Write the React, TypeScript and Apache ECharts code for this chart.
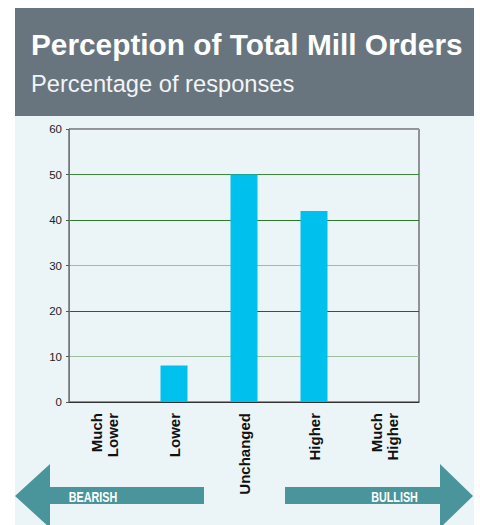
import React, { useEffect, useRef } from "react";
import * as echarts from "echarts";

const categories = ["Much\nLower", "Lower", "Unchanged", "Higher", "Much\nHigher"];
const responses = [0, 8, 50, 42, 0];
const yTicks = { min: 0, max: 60, interval: 10 };
const titleText = "Perception of Total Mill Orders";
const subtitleText = "Percentage of responses";
const arrowLabels = ["BEARISH", "BULLISH"];

export default function App() {
  const ref = useRef<HTMLDivElement>(null);
  useEffect(() => {
    if (!ref.current) return;
    const chart = echarts.init(ref.current, undefined, { renderer: "svg" });
    const teal = "#4a959b";
    const arrowFont = "bold 15px 'Liberation Sans', Arial, sans-serif";
    chart.setOption({
      animation: false,
      backgroundColor: "#ffffff",
      grid: {
        left: 69,
        right: 61,
        top: 129,
        bottom: 123,
        show: true,
        backgroundColor: "transparent",
        borderColor: "#333333",
        borderWidth: 1,
      },
      graphic: [
        { type: "rect", z: -10, shape: { x: 15, y: 116, width: 459, height: 409 }, style: { fill: "#ebf4f6" } },
        { type: "rect", z: -10, shape: { x: 15, y: 8, width: 459, height: 108 }, style: { fill: "#68757e" } },
        {
          type: "text", x: 31, y: 44,
          style: {
            text: titleText, fill: "#ffffff", verticalAlign: "middle",
            font: "bold 29.8px 'Liberation Sans', Arial, sans-serif",
          },
        },
        {
          type: "text", x: 31, y: 84,
          style: {
            text: subtitleText, fill: "#f2f4f5", verticalAlign: "middle",
            font: "23.7px 'Liberation Sans', Arial, sans-serif",
          },
        },
        {
          type: "polygon",
          shape: { points: [[15, 496], [50, 464], [50, 487], [204, 487], [204, 504], [50, 504], [50, 528]] },
          style: { fill: teal },
        },
        {
          type: "polygon",
          shape: { points: [[473, 496], [440, 464], [440, 487], [285, 487], [285, 504], [440, 504], [440, 528]] },
          style: { fill: teal },
        },
        {
          type: "text", x: 93, y: 496.5, scaleX: 0.72,
          style: { text: arrowLabels[0], fill: "#ffffff", align: "center", verticalAlign: "middle", font: arrowFont },
        },
        {
          type: "text", x: 394.5, y: 496.5, scaleX: 0.72,
          style: { text: arrowLabels[1], fill: "#ffffff", align: "center", verticalAlign: "middle", font: arrowFont },
        },
      ],
      xAxis: {
        type: "category",
        data: categories,
        axisLine: { lineStyle: { color: "#333333", width: 1 } },
        axisTick: { show: false },
        axisLabel: {
          rotate: 90,
          margin: 11,
          fontSize: 15,
          fontWeight: "bold",
          lineHeight: 16,
          color: "#111111",
          fontFamily: "'Liberation Sans', Arial, sans-serif",
        },
      },
      yAxis: {
        type: "value",
        min: yTicks.min,
        max: yTicks.max,
        interval: yTicks.interval,
        axisLine: { show: true, lineStyle: { color: "#777777" } },
        axisTick: { show: true, length: 3, lineStyle: { color: "#555555" } },
        axisLabel: {
          margin: 7,
          fontSize: 11.5,
          color: "#222222",
          fontFamily: "'Liberation Sans', Arial, sans-serif",
        },
        splitLine: {
          show: true,
          lineStyle: {
            color: ["#333333", "#9dbf9d", "#1f661f", "#9dbf9d", "#2f772f", "#3b873b", "#9a9a9a"],
            width: 1,
          },
        },
      },
      series: [
        {
          type: "bar",
          data: responses,
          barWidth: 27,
          itemStyle: { color: "#00c1ee" },
        },
      ],
    });
    return () => chart.dispose();
  }, []);
  return (
    <div style={{ position: "absolute", left: 0, top: 0, width: 480, height: 525 }}>
      <div ref={ref} style={{ width: 480, height: 525 }} />
    </div>
  );
}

§ **Exercise directions**: From the material above, reproduce everything verbatim except the pictures.

§ **The answer**:
Write the React, TypeScript and Apache ECharts code for this chart.
import React, { useEffect, useRef } from "react";
import * as echarts from "echarts";

const categories = ["Much\nLower", "Lower", "Unchanged", "Higher", "Much\nHigher"];
const responses = [0, 8, 50, 42, 0];
const yTicks = { min: 0, max: 60, interval: 10 };
const titleText = "Perception of Total Mill Orders";
const subtitleText = "Percentage of responses";
const arrowLabels = ["BEARISH", "BULLISH"];

export default function App() {
  const ref = useRef<HTMLDivElement>(null);
  useEffect(() => {
    if (!ref.current) return;
    const chart = echarts.init(ref.current, undefined, { renderer: "svg" });
    const teal = "#4a959b";
    const arrowFont = "bold 15px 'Liberation Sans', Arial, sans-serif";
    chart.setOption({
      animation: false,
      backgroundColor: "#ffffff",
      grid: {
        left: 69,
        right: 61,
        top: 129,
        bottom: 123,
        show: true,
        backgroundColor: "transparent",
        borderColor: "#333333",
        borderWidth: 1,
      },
      graphic: [
        { type: "rect", z: -10, shape: { x: 15, y: 116, width: 459, height: 409 }, style: { fill: "#ebf4f6" } },
        { type: "rect", z: -10, shape: { x: 15, y: 8, width: 459, height: 108 }, style: { fill: "#68757e" } },
        {
          type: "text", x: 31, y: 44,
          style: {
            text: titleText, fill: "#ffffff", verticalAlign: "middle",
            font: "bold 29.8px 'Liberation Sans', Arial, sans-serif",
          },
        },
        {
          type: "text", x: 31, y: 84,
          style: {
            text: subtitleText, fill: "#f2f4f5", verticalAlign: "middle",
            font: "23.7px 'Liberation Sans', Arial, sans-serif",
          },
        },
        {
          type: "polygon",
          shape: { points: [[15, 496], [50, 464], [50, 487], [204, 487], [204, 504], [50, 504], [50, 528]] },
          style: { fill: teal },
        },
        {
          type: "polygon",
          shape: { points: [[473, 496], [440, 464], [440, 487], [285, 487], [285, 504], [440, 504], [440, 528]] },
          style: { fill: teal },
        },
        {
          type: "text", x: 93, y: 496.5, scaleX: 0.72,
          style: { text: arrowLabels[0], fill: "#ffffff", align: "center", verticalAlign: "middle", font: arrowFont },
        },
        {
          type: "text", x: 394.5, y: 496.5, scaleX: 0.72,
          style: { text: arrowLabels[1], fill: "#ffffff", align: "center", verticalAlign: "middle", font: arrowFont },
        },
      ],
      xAxis: {
        type: "category",
        data: categories,
        axisLine: { lineStyle: { color: "#333333", width: 1 } },
        axisTick: { show: false },
        axisLabel: {
          rotate: 90,
          margin: 11,
          fontSize: 15,
          fontWeight: "bold",
          lineHeight: 16,
          color: "#111111",
          fontFamily: "'Liberation Sans', Arial, sans-serif",
        },
      },
      yAxis: {
        type: "value",
        min: yTicks.min,
        max: yTicks.max,
        interval: yTicks.interval,
        axisLine: { show: true, lineStyle: { color: "#777777" } },
        axisTick: { show: true, length: 3, lineStyle: { color: "#555555" } },
        axisLabel: {
          margin: 7,
          fontSize: 11.5,
          color: "#222222",
          fontFamily: "'Liberation Sans', Arial, sans-serif",
        },
        splitLine: {
          show: true,
          lineStyle: {
            color: ["#333333", "#9dbf9d", "#1f661f", "#9dbf9d", "#2f772f", "#3b873b", "#9a9a9a"],
            width: 1,
          },
        },
      },
      series: [
        {
          type: "bar",
          data: responses,
          barWidth: 27,
          itemStyle: { color: "#00c1ee" },
        },
      ],
    });
    return () => chart.dispose();
  }, []);
  return (
    <div style={{ position: "absolute", left: 0, top: 0, width: 480, height: 525 }}>
      <div ref={ref} style={{ width: 480, height: 525 }} />
    </div>
  );
}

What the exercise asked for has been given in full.